Tesla announced its quarterly results on Tuesday, falling slightly short of expectations due to slowing demand in the electric vehicle market. However, shares surged by 11% as CEO Elon Musk revealed plans to increase production of more affordable models. A welcome move from the car company, whose share price has been one of the worst performers this year.

In the first quarter, Tesla manufactured 433 371 cars, made up of 412 000 Model 3 and Model Y units, a slight 2% decrease year-on-year. In terms of deliveries, the company shipped out 386 810 cars, with nearly 370 000 being Model 3 and Model Y units. This delivery volume represented a 9% decline year-over-year.

This led to Tesla reporting profits that halved to $1.1 billion on revenue of $21.30 billion, down 9% year-on-year. Tesla was able to report these numbers despite challenges like supply chain disruptions and production facility incidents, including Houthi attacks and environmental activism.

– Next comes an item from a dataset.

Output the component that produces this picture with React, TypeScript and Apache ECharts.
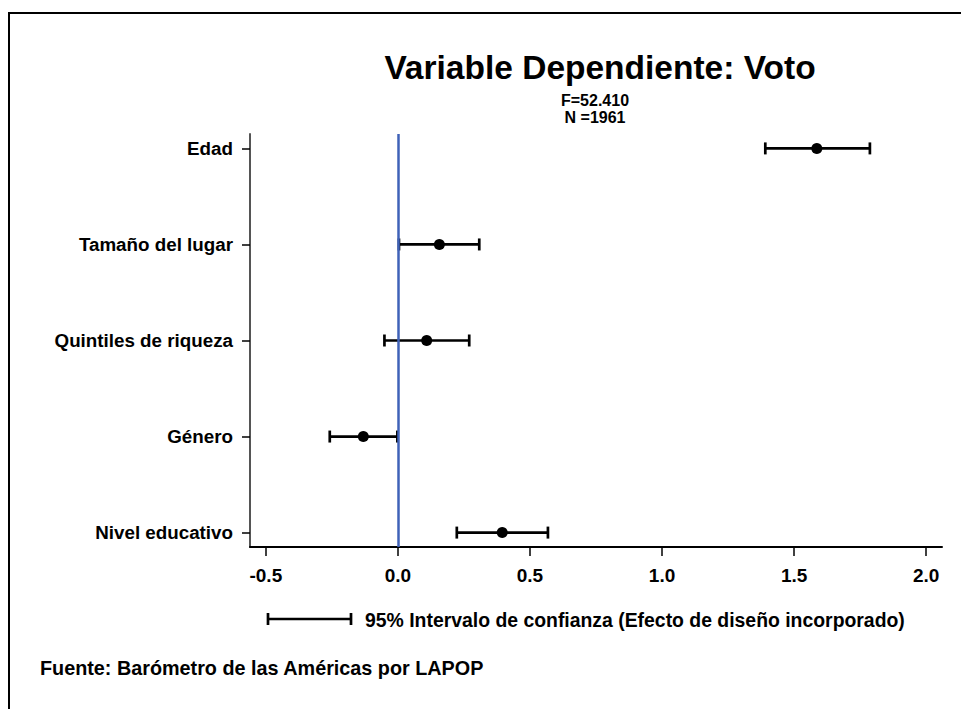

Additionally, Musk reiterated Tesla's commitment to autonomous vehicles, framing the company as an AI robotics firm. He emphasised that those who doubt Tesla's ability to achieve autonomy might want to reconsider their investment in the company. Spicy!

Tesla's upcoming autonomous ride-hailing service (or robotaxis) will compete with companies like Uber and Waymo. The EV-maker plans to have their own fleet of vehicles but the main business will be Tesla owners renting their cars out for the service, similar to Airbnb. I'm still processing that in my head.

These new models, expected to roll out in the second half of next year, will leverage aspects of both the next-generation platform and the current one. Musk hinted that further details about these vehicles would be unveiled in August.

These developments suggest a bold vision for Tesla's future, which is poised to transform both the automotive and transportation sectors. Investing in Tesla means aligning with innovation and progress in human endeavours.